→ **Given information**
════════
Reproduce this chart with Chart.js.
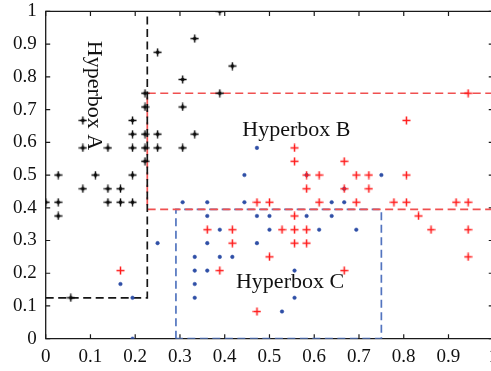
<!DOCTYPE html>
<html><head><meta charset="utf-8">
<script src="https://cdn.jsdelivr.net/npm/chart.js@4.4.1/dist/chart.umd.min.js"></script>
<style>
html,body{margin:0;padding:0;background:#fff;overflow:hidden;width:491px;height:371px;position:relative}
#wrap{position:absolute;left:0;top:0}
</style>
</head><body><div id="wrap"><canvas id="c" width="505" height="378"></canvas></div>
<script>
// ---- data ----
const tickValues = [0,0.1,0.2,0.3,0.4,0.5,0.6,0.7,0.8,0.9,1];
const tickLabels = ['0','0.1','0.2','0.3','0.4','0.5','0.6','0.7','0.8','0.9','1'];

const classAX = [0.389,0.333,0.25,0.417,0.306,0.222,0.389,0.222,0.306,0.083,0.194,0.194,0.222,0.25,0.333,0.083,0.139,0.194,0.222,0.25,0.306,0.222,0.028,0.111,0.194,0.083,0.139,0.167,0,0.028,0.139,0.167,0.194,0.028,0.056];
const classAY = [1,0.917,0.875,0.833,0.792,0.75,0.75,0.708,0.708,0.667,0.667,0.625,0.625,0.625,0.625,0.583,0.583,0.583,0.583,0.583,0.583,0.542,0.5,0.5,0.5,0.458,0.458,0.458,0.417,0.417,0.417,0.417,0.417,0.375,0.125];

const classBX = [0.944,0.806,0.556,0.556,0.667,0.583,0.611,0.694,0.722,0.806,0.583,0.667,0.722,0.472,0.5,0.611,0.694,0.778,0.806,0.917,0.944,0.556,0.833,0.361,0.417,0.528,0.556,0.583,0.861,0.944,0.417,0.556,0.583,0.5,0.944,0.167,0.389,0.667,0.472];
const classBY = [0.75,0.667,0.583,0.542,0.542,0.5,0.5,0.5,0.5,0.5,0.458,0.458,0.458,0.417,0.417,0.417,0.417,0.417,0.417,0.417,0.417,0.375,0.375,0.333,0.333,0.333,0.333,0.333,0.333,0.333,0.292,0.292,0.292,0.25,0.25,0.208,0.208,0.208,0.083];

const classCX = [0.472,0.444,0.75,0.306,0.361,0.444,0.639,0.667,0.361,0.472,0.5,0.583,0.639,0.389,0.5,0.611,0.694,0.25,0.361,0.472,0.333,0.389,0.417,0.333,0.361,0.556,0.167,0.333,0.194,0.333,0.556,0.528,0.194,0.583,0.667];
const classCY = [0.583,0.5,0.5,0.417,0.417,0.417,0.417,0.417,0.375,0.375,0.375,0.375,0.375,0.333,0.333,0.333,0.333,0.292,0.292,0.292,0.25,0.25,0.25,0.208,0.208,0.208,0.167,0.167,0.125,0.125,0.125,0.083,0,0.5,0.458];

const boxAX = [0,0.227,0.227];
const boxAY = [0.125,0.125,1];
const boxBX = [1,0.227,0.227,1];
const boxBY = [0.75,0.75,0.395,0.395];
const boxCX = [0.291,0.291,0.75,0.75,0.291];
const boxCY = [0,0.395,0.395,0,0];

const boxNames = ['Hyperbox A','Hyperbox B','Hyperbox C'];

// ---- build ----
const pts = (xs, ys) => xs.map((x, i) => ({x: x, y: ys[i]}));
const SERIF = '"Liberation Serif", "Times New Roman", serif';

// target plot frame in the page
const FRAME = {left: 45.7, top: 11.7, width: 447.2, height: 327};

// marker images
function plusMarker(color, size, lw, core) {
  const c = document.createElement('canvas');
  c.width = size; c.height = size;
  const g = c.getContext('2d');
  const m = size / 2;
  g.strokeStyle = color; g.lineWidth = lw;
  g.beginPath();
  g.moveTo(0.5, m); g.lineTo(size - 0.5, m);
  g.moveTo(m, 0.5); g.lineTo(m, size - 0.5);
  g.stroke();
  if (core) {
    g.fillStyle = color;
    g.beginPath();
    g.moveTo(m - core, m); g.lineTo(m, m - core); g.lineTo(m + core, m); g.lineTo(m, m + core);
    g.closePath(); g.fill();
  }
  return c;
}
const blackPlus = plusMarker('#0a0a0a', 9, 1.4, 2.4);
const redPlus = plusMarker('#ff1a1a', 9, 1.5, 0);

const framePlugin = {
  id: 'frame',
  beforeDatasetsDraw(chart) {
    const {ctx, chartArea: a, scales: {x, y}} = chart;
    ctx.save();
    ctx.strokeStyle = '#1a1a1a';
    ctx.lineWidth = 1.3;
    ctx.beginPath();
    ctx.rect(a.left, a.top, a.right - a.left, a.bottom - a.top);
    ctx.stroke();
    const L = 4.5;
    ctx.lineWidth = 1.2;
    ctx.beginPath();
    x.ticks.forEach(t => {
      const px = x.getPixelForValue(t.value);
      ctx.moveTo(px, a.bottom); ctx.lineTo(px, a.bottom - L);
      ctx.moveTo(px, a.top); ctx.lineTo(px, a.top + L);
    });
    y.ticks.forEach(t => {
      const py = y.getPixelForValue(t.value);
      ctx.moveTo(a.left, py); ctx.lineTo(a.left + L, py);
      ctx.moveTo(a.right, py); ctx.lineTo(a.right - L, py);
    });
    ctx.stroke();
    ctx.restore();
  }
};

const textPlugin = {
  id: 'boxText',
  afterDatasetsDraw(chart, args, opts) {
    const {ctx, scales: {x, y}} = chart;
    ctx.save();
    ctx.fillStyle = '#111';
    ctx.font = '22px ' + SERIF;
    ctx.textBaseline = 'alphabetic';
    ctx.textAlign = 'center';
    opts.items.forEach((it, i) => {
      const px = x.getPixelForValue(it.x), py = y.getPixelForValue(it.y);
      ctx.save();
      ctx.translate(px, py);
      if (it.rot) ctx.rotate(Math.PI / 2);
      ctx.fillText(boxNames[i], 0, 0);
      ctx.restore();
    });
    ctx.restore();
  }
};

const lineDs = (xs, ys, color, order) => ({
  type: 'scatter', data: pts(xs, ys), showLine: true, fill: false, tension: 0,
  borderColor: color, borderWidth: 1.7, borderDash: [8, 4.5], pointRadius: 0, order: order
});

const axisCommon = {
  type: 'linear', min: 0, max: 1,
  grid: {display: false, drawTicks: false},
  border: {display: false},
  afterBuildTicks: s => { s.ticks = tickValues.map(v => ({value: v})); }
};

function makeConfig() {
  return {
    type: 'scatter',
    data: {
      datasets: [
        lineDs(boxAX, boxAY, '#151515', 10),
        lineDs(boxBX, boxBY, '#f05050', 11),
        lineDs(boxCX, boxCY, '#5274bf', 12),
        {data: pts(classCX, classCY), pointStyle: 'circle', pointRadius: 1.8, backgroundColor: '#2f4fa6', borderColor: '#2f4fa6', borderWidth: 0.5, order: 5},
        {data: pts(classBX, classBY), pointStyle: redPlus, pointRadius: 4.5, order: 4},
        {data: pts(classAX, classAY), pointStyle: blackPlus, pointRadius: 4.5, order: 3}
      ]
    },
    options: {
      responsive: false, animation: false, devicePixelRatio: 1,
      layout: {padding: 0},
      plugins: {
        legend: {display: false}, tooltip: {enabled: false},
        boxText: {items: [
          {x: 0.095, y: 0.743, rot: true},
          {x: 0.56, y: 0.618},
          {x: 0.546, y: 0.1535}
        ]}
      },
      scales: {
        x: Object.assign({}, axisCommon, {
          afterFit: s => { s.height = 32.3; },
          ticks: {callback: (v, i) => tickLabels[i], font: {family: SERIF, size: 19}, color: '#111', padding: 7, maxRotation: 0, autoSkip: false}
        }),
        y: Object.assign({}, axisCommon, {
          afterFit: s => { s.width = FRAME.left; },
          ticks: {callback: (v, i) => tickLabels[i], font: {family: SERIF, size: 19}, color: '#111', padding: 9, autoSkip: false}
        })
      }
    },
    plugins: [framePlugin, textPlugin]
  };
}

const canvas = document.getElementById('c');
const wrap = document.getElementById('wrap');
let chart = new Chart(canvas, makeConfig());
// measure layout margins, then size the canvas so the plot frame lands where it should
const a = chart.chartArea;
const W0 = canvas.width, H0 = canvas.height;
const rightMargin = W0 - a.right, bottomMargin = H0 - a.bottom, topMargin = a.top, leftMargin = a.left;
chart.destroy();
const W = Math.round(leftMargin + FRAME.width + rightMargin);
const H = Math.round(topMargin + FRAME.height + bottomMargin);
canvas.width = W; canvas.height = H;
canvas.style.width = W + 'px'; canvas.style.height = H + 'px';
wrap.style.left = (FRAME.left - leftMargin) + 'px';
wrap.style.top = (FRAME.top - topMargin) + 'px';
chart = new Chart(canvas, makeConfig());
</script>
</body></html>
════════
→ **Set problem**
Which lines hold the word "chart"? Copy all of them.

→ **The solution**
Reproduce this chart with Chart.js.
<script src="https://cdn.jsdelivr.net/npm/chart.js@4.4.1/dist/chart.umd.min.js"></script>
  beforeDatasetsDraw(chart) {
    const {ctx, chartArea: a, scales: {x, y}} = chart;
  afterDatasetsDraw(chart, args, opts) {
    const {ctx, scales: {x, y}} = chart;
let chart = new Chart(canvas, makeConfig());
const a = chart.chartArea;
chart.destroy();
chart = new Chart(canvas, makeConfig());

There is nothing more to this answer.